I always imagined of being with someone who is more artistic like into film, literature, music and art. Like even the type of family they come from would be artistic as well. Just a great emphasis and love for all things art.

But the person I am with is not into any of those things. I know it is not realistic to want everything u like in a person but why do I still feel like I am missing out or be in a more compatible and passionate relationship with someone else.

They do like to read here and there and will tag along to museums and other places but won’t necessarily enjoy or see a point in them. It is just not a thing they like and will seek out. They do it for me but I can sense that it is not enjoyable for them and they can’t wait to leave.

Other parts of our relationship are ok. Some of the cons u can say is, does weed and smokes. Stopped for 5 plus years then started again. They tease me a lot to the point I am super mad. Is friends with questionable people who also smoke and do weed but are also ambitious etc. Says the B word nonchalantly (like with me and close friends) which icks me. Also I just got serious with them like 5 years ago. We were together but actually missing and thinking about them when we did long distance but me realize I want to marry them. He is head over heels for me. And is a smart, witty, ambitious, kind person with good morals and character so idk. We have good communication and are respectful and do love each other. But I am in my mid 20s. So is he. And maybe I haven’t actively been with anyone else or traveled enough or met with other people but even then I feel like he is the one.

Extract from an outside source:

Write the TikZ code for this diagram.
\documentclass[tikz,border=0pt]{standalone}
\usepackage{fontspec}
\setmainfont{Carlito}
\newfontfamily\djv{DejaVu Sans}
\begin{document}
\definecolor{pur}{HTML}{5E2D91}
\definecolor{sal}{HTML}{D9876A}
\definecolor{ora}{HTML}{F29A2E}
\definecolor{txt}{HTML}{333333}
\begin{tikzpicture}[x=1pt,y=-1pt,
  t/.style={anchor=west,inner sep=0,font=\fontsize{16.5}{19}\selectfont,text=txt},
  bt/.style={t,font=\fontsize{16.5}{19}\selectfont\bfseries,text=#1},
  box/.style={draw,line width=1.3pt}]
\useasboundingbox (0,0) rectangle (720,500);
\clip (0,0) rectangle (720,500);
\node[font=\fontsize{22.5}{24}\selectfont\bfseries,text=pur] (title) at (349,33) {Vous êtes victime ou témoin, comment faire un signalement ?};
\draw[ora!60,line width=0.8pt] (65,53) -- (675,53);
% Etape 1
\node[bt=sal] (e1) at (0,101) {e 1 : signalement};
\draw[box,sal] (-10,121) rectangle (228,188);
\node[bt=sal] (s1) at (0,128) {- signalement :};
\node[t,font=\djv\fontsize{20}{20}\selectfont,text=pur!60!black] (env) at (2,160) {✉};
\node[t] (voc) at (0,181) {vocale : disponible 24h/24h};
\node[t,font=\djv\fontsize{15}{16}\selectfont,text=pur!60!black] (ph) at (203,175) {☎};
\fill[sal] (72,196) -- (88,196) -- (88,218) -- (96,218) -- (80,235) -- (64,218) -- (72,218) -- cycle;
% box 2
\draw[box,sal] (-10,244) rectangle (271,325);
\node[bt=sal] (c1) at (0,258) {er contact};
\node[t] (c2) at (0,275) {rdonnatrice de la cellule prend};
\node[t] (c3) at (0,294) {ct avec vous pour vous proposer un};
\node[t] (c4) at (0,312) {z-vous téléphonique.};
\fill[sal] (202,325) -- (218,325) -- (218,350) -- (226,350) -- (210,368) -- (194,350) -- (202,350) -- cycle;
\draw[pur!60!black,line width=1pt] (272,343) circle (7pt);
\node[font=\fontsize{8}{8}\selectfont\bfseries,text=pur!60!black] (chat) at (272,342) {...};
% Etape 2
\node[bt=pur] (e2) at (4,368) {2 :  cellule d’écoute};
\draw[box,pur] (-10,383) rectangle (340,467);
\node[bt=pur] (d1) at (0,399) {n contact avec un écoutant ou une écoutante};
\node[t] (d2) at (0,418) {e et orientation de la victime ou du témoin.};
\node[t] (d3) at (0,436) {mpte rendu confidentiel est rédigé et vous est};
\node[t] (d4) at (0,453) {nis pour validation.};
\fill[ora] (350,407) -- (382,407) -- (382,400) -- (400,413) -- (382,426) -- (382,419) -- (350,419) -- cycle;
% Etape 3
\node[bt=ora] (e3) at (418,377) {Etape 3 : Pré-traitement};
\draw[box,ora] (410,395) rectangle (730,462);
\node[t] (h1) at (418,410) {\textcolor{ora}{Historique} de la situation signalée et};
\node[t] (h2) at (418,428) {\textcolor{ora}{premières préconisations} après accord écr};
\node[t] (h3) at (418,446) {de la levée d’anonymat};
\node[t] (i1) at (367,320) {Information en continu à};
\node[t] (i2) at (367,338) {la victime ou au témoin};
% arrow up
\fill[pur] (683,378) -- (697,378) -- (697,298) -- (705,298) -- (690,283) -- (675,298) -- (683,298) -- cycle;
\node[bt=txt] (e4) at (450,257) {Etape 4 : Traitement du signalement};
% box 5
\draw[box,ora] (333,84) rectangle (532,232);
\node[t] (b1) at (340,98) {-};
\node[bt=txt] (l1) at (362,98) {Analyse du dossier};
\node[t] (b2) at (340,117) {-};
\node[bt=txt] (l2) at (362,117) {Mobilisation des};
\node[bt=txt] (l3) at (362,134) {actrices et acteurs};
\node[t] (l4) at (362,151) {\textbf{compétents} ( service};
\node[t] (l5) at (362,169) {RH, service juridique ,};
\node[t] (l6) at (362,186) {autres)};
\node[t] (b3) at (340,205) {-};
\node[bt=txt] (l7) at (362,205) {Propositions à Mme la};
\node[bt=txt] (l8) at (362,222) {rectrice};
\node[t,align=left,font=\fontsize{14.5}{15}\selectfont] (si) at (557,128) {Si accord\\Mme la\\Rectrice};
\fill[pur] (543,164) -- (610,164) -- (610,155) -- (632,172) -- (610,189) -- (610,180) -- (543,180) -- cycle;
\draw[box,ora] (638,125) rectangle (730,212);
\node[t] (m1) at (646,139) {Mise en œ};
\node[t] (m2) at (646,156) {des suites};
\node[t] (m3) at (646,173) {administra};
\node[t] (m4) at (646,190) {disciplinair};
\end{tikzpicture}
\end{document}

I feel as though I am being shallow but on the other hand I feel like I will not be able to live a full life with him and that I can do better (some of my friends said that).

3 comments
  1. I’m in a similar situation, but the problem I’ve started having is I don’t find my partner attractive, I thought eventually I’d stop being shallow but it hasn’t changed over the past 10 months. I’ve really struggled with it because she does tick so many qualities I like in a woman, but physical attractiveness is literally the only one that she hasn’t ticked.

    I’m currently taking time out and getting some head space to think on it, but I highly doubt it’ll change. It really does suck

  2. I understand sadly I think the guy you are explaining is not for you .you’re guy is cultured dose exist and mannerisms are important . I truly believe the guy you’re looking for would be found in a art museum or a place you would enjoy . sounds like you want to share similar experiences and interests . I believe that’s not asking too much but to be fair a guy who picks on you is someone who is in to you you just need some one who can be nice and playful .

  3. This is easily the biggest mistake in mindset I made while dating in my twenties. Initially, I was certain that I wanted a similarly arts, music, and philosophy-driven person that I could go to concerts with and watch the same movies. The result? I found that sharing interests was *all* I could do with that person.

    Three years ago, I started dating a girl who shares only a few of my interests and hobbies; instead, what we share is the Big Stuff – communication style, views on family, ethics, sexual preferences, and sense of humor.

    We got engaged last April and are getting married this May.